Dominic Cummings, who was Johnson’s most senior adviser until he was ousted in an extraordinary power struggle at the end of 2020, tweeted: “I know that guy & I’m telling you -he doesn’t think it’s over, he’s thinking ‘there’s a war, weird shit happens in a war, play for time play for time, I can still get out of this, I got a mandate, members love me, get to September…”
Keir Starmer threatened to trigger a no confidence vote in the House of Commons if Johnson does not step down immediately. “His own party have finally concluded that he is unfit to be prime minister. They cannot now inflict him on the country for the next few months,” he told broadcasters in a pooled clip. “If they do not get rid of him, then Labour will step up in the national interest and bring a vote of no confidence, because we cannot go on with this prior minister clinging on for months and months to come.”
Johnson’s decision to go follows days of high drama in Westminster, which began with the resignation of Chancellor Rishi Sunak and Health Secretary Sajid Javid on Tuesday evening and was followed by a spate of exits that rippled through the government ranks. A delegation of senior ministers — including a chancellor Johnson had appointed less than a day earlier — visited the prime minister Wednesday night to tell him the game was up.
Sir Graham Brady chair of Tory MPs organizing group, known as the 1922 committee, visited the prime minister in Downing Street on Wednesday night and Thursday morning to underline he had lost the confidence of his party and it was time to go.
Johnson’s government had been in crisis mode for months.
A string of revelations, first about coronavirus lockdown-busting parties attended by key figures at the top of British politics, including Johnson himself, and later concerning the government’s poor handling of successive allegations of abusive behavior by Conservative MPs, shook Johnson’s grip on power.
Just hours before it emerged he was quitting, Johnson had defiantly vowed to fight on, telling MPs in the House of Commons that he had “a colossal mandate” from voters and wanted “to keep going.”

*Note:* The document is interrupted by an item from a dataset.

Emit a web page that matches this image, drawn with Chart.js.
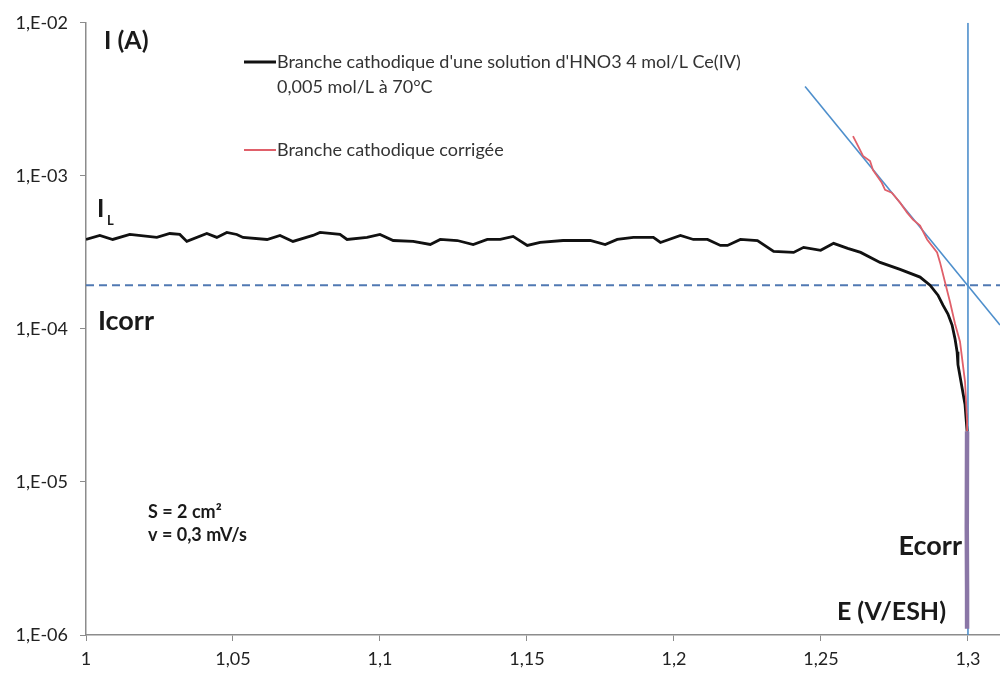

Ghani, vice-chair of the 1922 Committee, which oversees Tory leadership elections, said colleagues had run out of patience “because of issues around honesty, integrity, trust and respect had been trashed for them.”
Johnson’s announcement has set off the starting gun for a Conservative Party leadership contest to replace him. 
Liz Truss, the foreign secretary and widely tipped as a leadership contender, cut short her trip to a G20 meeting in Indonesia to return to the U.K. and is expected to make a statement on Thursday.
Suella Braverman, the attorney general, announced Wednesday night that she would stand, though she did not resign from the government. Steve Baker, a former Brexit minister and influential backbencher, told Times Radio he was “taking seriously” requests from his party to throw his hat into the ring. 
A YouGov snap poll of 716 Conservative party members found Defense Secretary Ben Wallace is the current favorite, with 13 percent of those asked backing him to take over as prime minister. A minister in the trade department, Penny Mordaunt, came in second with 12 percent, former Chancellor Rishi Sunak third with 10 percent and Truss on 8 percent. MPs will narrow the field down to two candidates who will then face a runoff vote by the wider party membership.
Keir Starmer, the Labour leader, said: “It is good news for the country that Boris Johnson has resigned as prime minister. But it should have happened long ago. He was always unfit for office. He has been responsible for lies, scandal and fraud on an industrial scale.”